━━━ Raw records ━━━

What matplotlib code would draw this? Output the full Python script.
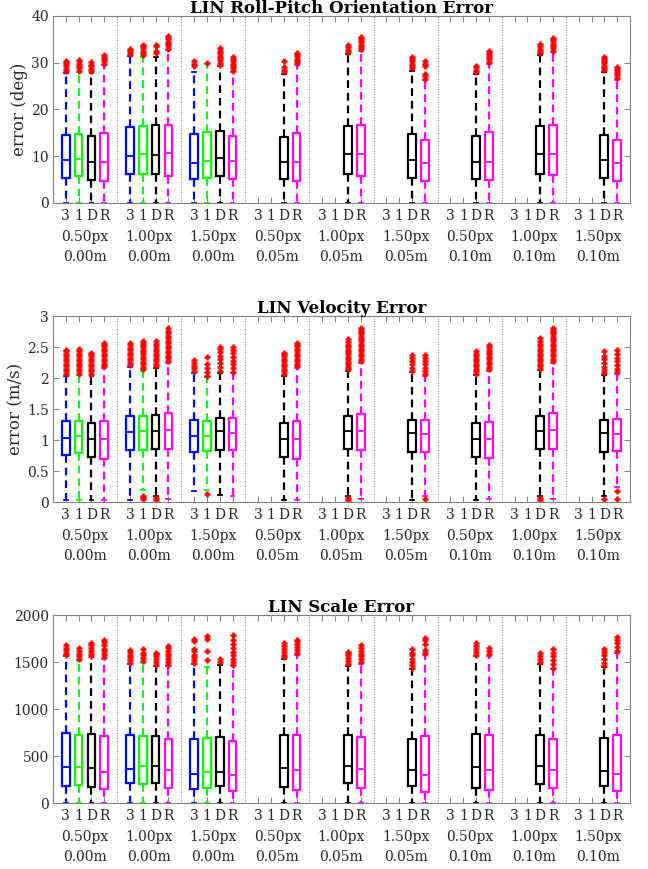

━━━
━━━ Raw records ━━━

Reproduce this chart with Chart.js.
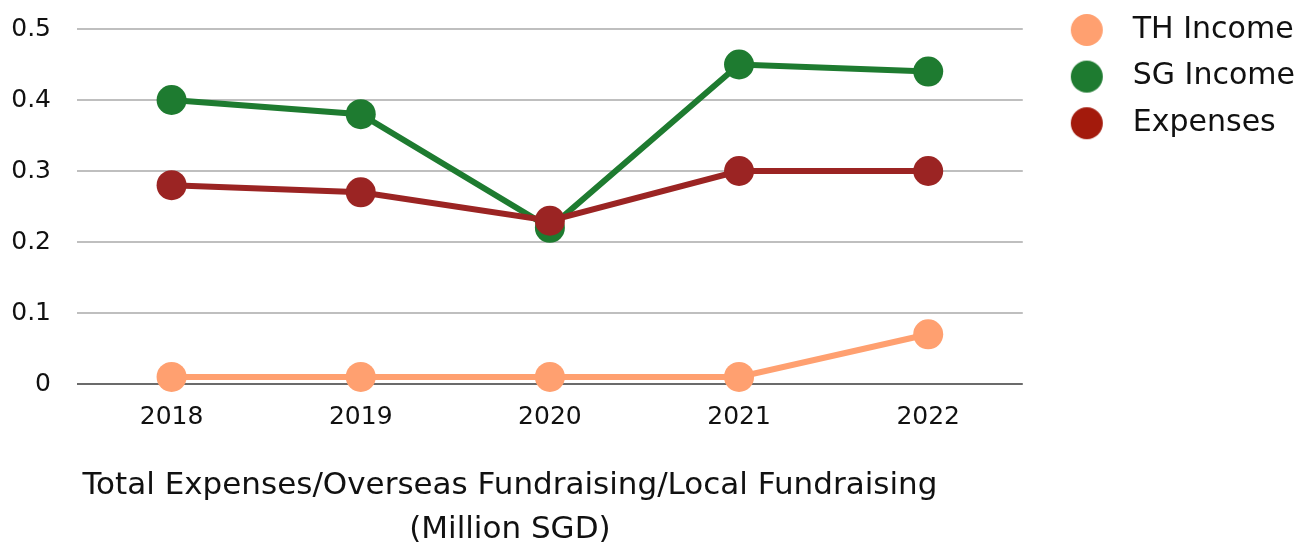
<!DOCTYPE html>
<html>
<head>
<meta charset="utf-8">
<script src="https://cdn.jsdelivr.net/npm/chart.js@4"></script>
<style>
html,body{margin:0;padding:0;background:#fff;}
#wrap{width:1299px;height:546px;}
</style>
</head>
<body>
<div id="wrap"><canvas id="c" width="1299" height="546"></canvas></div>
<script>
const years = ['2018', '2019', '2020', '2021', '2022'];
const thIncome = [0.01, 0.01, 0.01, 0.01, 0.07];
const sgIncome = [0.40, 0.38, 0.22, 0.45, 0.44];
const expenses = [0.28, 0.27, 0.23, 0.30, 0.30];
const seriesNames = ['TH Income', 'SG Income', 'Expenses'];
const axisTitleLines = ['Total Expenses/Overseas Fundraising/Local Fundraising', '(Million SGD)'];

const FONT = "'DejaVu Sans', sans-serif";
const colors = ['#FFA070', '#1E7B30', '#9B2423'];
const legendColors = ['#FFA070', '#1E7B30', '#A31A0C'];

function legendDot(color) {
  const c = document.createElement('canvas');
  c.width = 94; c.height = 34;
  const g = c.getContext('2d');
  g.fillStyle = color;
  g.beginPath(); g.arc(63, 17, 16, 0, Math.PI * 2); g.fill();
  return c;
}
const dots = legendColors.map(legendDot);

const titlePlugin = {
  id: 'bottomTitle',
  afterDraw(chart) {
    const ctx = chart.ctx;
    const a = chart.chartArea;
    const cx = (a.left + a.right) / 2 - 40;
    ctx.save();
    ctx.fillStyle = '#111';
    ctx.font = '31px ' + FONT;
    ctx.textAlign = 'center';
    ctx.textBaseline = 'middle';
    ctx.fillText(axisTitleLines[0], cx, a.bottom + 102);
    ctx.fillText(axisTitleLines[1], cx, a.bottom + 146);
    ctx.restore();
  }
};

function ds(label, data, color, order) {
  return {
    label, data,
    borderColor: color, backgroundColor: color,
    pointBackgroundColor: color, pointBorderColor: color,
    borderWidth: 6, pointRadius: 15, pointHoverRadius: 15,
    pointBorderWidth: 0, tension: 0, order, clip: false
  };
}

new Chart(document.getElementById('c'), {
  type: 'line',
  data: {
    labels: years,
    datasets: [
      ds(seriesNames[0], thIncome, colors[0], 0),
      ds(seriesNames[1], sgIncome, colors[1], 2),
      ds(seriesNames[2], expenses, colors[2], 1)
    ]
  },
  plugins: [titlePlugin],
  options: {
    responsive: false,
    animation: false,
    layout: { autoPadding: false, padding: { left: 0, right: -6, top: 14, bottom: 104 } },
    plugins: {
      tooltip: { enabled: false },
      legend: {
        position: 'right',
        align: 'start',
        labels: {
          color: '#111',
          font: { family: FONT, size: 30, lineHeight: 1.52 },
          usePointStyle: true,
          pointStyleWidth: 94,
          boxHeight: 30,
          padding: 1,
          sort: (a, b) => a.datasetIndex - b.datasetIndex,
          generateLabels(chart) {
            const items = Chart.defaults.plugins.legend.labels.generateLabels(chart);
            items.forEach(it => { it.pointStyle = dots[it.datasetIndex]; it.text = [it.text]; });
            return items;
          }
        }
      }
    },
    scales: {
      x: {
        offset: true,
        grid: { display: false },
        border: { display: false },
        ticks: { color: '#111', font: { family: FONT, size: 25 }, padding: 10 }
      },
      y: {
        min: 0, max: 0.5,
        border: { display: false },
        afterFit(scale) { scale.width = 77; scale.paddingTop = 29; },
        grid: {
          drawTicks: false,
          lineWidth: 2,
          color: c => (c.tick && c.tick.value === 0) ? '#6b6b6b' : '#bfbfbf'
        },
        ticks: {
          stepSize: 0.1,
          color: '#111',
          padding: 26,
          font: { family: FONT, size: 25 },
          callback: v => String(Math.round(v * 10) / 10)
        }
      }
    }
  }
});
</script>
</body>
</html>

━━━
━━━ Raw records ━━━

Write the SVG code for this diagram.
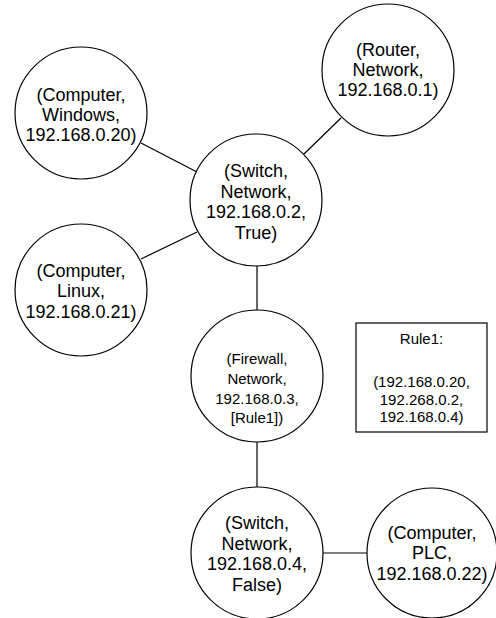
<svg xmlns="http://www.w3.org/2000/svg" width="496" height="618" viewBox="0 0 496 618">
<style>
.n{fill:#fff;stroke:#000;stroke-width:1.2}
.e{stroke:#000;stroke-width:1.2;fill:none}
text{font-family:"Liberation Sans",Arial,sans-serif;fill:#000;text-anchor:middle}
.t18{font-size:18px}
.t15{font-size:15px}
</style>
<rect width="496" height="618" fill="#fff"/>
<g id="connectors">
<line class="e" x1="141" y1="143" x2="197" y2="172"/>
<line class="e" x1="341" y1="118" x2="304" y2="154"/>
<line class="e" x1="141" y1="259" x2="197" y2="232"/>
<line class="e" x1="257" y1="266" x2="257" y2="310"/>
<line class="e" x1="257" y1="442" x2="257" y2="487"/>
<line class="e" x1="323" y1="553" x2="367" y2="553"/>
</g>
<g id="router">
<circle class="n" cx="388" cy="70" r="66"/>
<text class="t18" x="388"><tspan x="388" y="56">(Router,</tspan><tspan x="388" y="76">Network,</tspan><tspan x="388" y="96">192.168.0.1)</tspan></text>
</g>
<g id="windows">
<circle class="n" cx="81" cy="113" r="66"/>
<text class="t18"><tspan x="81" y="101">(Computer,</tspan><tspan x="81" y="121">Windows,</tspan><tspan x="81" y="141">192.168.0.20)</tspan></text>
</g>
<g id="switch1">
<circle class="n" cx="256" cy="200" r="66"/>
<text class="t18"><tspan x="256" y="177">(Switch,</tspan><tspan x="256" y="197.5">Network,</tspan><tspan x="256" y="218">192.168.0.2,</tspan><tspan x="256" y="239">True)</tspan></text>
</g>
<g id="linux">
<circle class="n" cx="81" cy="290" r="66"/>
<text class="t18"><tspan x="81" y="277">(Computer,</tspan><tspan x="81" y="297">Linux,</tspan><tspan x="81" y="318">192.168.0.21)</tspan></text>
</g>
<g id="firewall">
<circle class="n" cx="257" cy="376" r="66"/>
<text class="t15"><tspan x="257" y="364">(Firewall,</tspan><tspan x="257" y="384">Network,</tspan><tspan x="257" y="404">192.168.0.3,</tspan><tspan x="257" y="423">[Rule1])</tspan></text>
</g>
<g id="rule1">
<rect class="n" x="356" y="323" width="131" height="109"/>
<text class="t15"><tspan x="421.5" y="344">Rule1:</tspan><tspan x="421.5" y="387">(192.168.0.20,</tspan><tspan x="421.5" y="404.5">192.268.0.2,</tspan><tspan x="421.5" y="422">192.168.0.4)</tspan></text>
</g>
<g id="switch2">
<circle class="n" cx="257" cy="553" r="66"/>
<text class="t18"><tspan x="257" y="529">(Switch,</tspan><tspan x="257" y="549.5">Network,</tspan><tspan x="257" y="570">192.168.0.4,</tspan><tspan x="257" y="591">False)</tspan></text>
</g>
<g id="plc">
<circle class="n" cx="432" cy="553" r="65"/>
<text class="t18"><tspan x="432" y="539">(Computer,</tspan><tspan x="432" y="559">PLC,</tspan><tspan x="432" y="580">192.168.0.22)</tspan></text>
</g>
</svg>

━━━

→ **Exercise**
Filter the listing above by the word "code"; copy each line that passes.

→ **Task result**
What matplotlib code would draw this? Output the full Python script.
Write the SVG code for this diagram.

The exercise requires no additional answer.